In the latest issue of Study Times, an ideological journal published by the Central Party School, the regime’s religious affairs minister, Wang Zuoan, said that China’s prosperity has been accompanied by a huge increase in religious belief, which he thinks is due to a need for reassurance in a complex modern world.

The CCP maintains its position as an officially atheist political Party, whose stated guiding ideology is an unwieldy combination of Marxism-Leninism, Mao Zedong Thought, Deng Xiaoping Theory, and the “Three Represents” of former Party leader Jiang Zemin.

Echoing his training in the communist canon, Wang expressed surprise that religion still held appeal in a wealthier China. “After over 30 years of reform, and after the common people have become materially better off, and their education level has increased, not only has religious belief not weakened, but it has gone through a rejuvenation.”

According to Wang, the main denominations in China are Christianity and Islam, which account for roughly half of the estimated 100 million believers, with the other half being Buddhism and Daoism, although he conceded that the actual number is probably much higher than this.

“For a Marxist political party, we need to use political thought work to popularize scientific knowledge, to help the masses establish a correct worldview, and to scientifically deal with birth, aging, sickness and death, as well as disaster and happiness,” Wang said. “But we must realize that this is a lengthy process, and requires patience and unremitting perseverance.”

The dream of expunging belief from the minds of the Chinese people has so far, however, proved somewhat challenging.

“Religion has been around for a very long time, and if we rush to try to push for results and want to immediately ‘liberate’ people from the influence of religion, then it will have the opposite effect and push people in the opposite direction,” Wang said.

The minister made no mention of the consequences of the Party’s anti-religion policies, which include the suppression of Christians, Tibetans, and Uyghur Muslims.
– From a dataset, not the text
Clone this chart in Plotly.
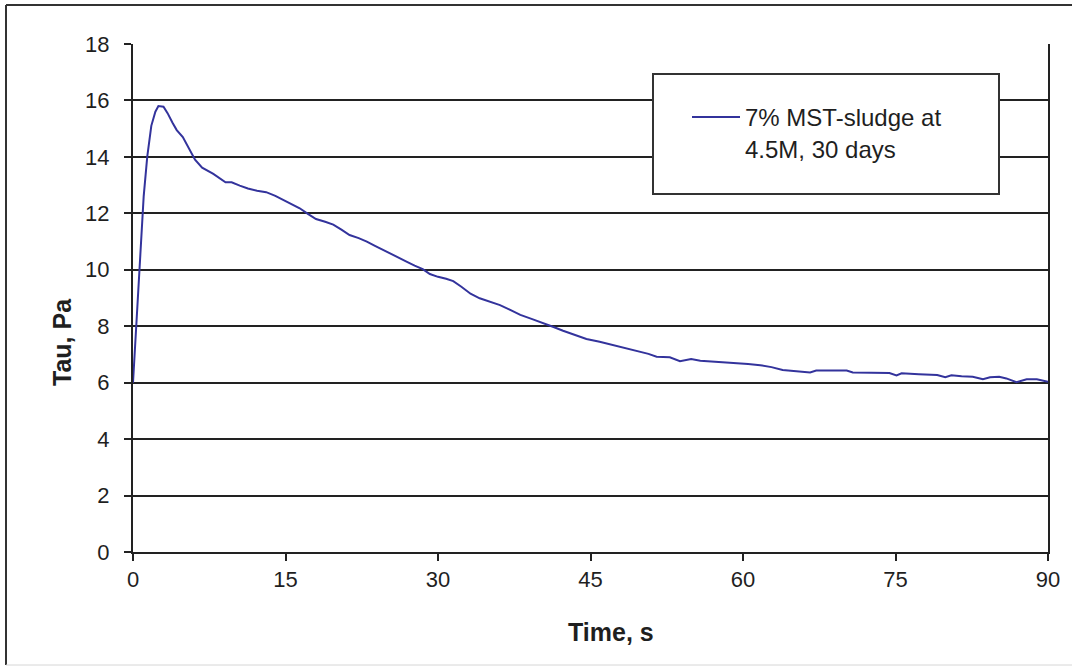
import plotly.graph_objects as go

# Shear stress transient for the sludge sample
time_s = [0, 0.35, 0.7, 1.05, 1.4, 1.8, 2.2, 2.5, 3.0, 3.4, 3.9, 4.3, 4.9, 5.5, 6.1, 6.8,
          7.9, 9.1, 9.7, 10.5, 11.3, 12.2, 13.1, 14.0, 14.8, 15.6, 16.4, 17.2, 18.0, 18.9,
          19.7, 20.5, 21.3, 22.2, 23.0, 23.8, 24.6, 25.4, 26.2, 26.9, 27.7, 28.5, 29.2,
          30.0, 30.8, 31.5, 32.3, 33.2, 34.1, 35.1, 36.1, 37.1, 38.1, 39.2, 40.3, 41.3,
          42.3, 43.4, 44.6, 45.9, 47.2, 48.5, 49.8, 50.7, 51.5, 52.8, 53.8, 54.9, 55.8,
          56.7, 58.0, 59.4, 60.5, 61.7, 62.8, 63.9, 65.2, 66.6, 67.2, 68.7, 70.2, 70.8,
          72.6, 74.4, 75.1, 75.6, 77.3, 79.1, 79.9, 80.5, 81.5, 82.6, 83.6, 84.3, 85.2,
          85.9, 86.9, 87.9, 88.9, 90.0]
tau_pa = [6.0, 8.2, 10.3, 12.6, 14.0, 15.1, 15.6, 15.8, 15.78, 15.55, 15.2, 14.95, 14.7,
          14.3, 13.9, 13.62, 13.4, 13.1, 13.1, 12.98, 12.88, 12.8, 12.75, 12.62, 12.47,
          12.33, 12.18, 11.98, 11.8, 11.7, 11.6, 11.42, 11.23, 11.12, 11.0, 10.85, 10.7,
          10.58, 10.43, 10.29, 10.15, 10.02, 9.85, 9.75, 9.68, 9.6, 9.4, 9.15, 8.99, 8.88,
          8.75, 8.58, 8.4, 8.26, 8.1, 7.98, 7.84, 7.7, 7.55, 7.45, 7.34, 7.22, 7.12, 7.02,
          6.92, 6.9, 6.76, 6.84, 6.78, 6.76, 6.72, 6.69, 6.66, 6.62, 6.55, 6.45, 6.4, 6.36,
          6.43, 6.43, 6.43, 6.36, 6.35, 6.34, 6.26, 6.33, 6.3, 6.27, 6.19, 6.26, 6.23, 6.21,
          6.12, 6.19, 6.21, 6.15, 6.02, 6.12, 6.12, 6.03]

series_name = "7% MST-sludge at<br>4.5M, 30 days"
x_title = "Time, s"
y_title = "Tau, Pa"
x_ticks = [0, 15, 30, 45, 60, 75, 90]
y_ticks = [0, 2, 4, 6, 8, 10, 12, 14, 16, 18]

FONT = "Liberation Sans, Arial, sans-serif"
INK = "#1f1f1f"

# plot area in pixels: left 133, right 1048, top 44, bottom 552
PX_L, PX_W, PX_B, PX_H = 133, 915, 552, 508


def px_x(px):
    return (px - PX_L) / PX_W


def px_y(py):
    return (PX_B - py) / PX_H


fig = go.Figure()
fig.add_trace(go.Scatter(
    x=time_s, y=tau_pa, mode="lines", name=series_name,
    line=dict(color="#33339c", width=2),
    showlegend=True,
))

# Legend frame and outer chart border
fig.add_shape(type="rect", xref="paper", yref="paper",
              x0=px_x(653), x1=px_x(999), y0=px_y(194), y1=px_y(74),
              line=dict(color="#333333", width=2), fillcolor="white", layer="above")
fig.add_shape(type="line", xref="paper", yref="paper",
              x0=px_x(6), x1=px_x(6), y0=px_y(5), y1=px_y(665),
              line=dict(color="#333333", width=2))
fig.add_shape(type="line", xref="paper", yref="paper",
              x0=px_x(6), x1=px_x(1080), y0=px_y(5), y1=px_y(5),
              line=dict(color="#333333", width=2))
fig.add_shape(type="line", xref="paper", yref="paper",
              x0=px_x(6), x1=px_x(1080), y0=px_y(665), y1=px_y(665),
              line=dict(color="#d6d6d6", width=1))

# Axis titles
fig.add_annotation(text=f"<b>{x_title}</b>", xref="paper", yref="paper",
                   x=px_x(611), y=px_y(632), xanchor="center", yanchor="middle",
                   showarrow=False, font=dict(family=FONT, size=25, color=INK))
fig.add_annotation(text=f"<b>{y_title}</b>", xref="paper", yref="paper",
                   x=px_x(62), y=px_y(342), xanchor="center", yanchor="middle",
                   textangle=-90, showarrow=False,
                   font=dict(family=FONT, size=25, color=INK))

fig.update_layout(
    width=1072, height=666,
    margin=dict(l=133, r=24, t=44, b=114),
    paper_bgcolor="white", plot_bgcolor="white",
    font=dict(family=FONT, color=INK, size=22),
    legend=dict(
        x=px_x(687), y=px_y(95), xanchor="left", yanchor="top",
        bgcolor="rgba(0,0,0,0)", borderwidth=0, valign="top",
        font=dict(family=FONT, size=24, color=INK),
        itemwidth=48,
    ),
    xaxis=dict(
        range=[0, 90], tickvals=x_ticks, ticks="outside", ticklen=7, tickwidth=2,
        tickcolor="#222222", showgrid=False, zeroline=False,
        showline=True, linecolor="#222222", linewidth=2,
        tickfont=dict(size=22, color=INK),
    ),
    yaxis=dict(
        range=[0, 18], tickvals=y_ticks, ticks="outside", ticklen=7, tickwidth=2,
        tickcolor="#222222", showgrid=True, gridcolor="#222222", gridwidth=2,
        zeroline=False, showline=True, mirror=True, linecolor="#222222", linewidth=2,
        tickfont=dict(size=22, color=INK), ticklabelstandoff=10,
    ),
)

fig.write_html("out.html")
Beijing has a strained relationship with the Vatican, and its attempts to control the Dalai Lama, the exiled spiritual leader of Tibet, and Tibetan cultural practices, have resulted in over 100 self-immolations there.

Nor did Wang touch upon the persecution of the Falun Gong meditation discipline, which has been targeted for 14 years, following a political campaign launched by Jiang Zemin in 1999. For years the campaign has encountered resistance from the rank and file at local levels, while Falun Gong receives increasing public support both at home and abroad.

Two academics and China experts based in the United States shared views opposing Wang’s in a letter to the Financial Times on April 17, arguing that the ideology of contemporary China is now simply money worship.

“Throughout its long history, China produced remarkable thought-systems such as Confucianism, Taoism, and Zen (Ch’an) Buddhism,” wrote Chin-Tai Kim at Ohio’s Case Western Reserve University, and Yeomin Yoon at New Jersey’s Seton Hall University.

“It is sad to note that the contemporary China seems to have thrown away its cultural legacy in endorsement of mammonism.”

“We agree with China’s most popular novelist Jiang Rong, who stated that the fate of a nation, for example China, hangs on its culture, not its politics or economics,” they added.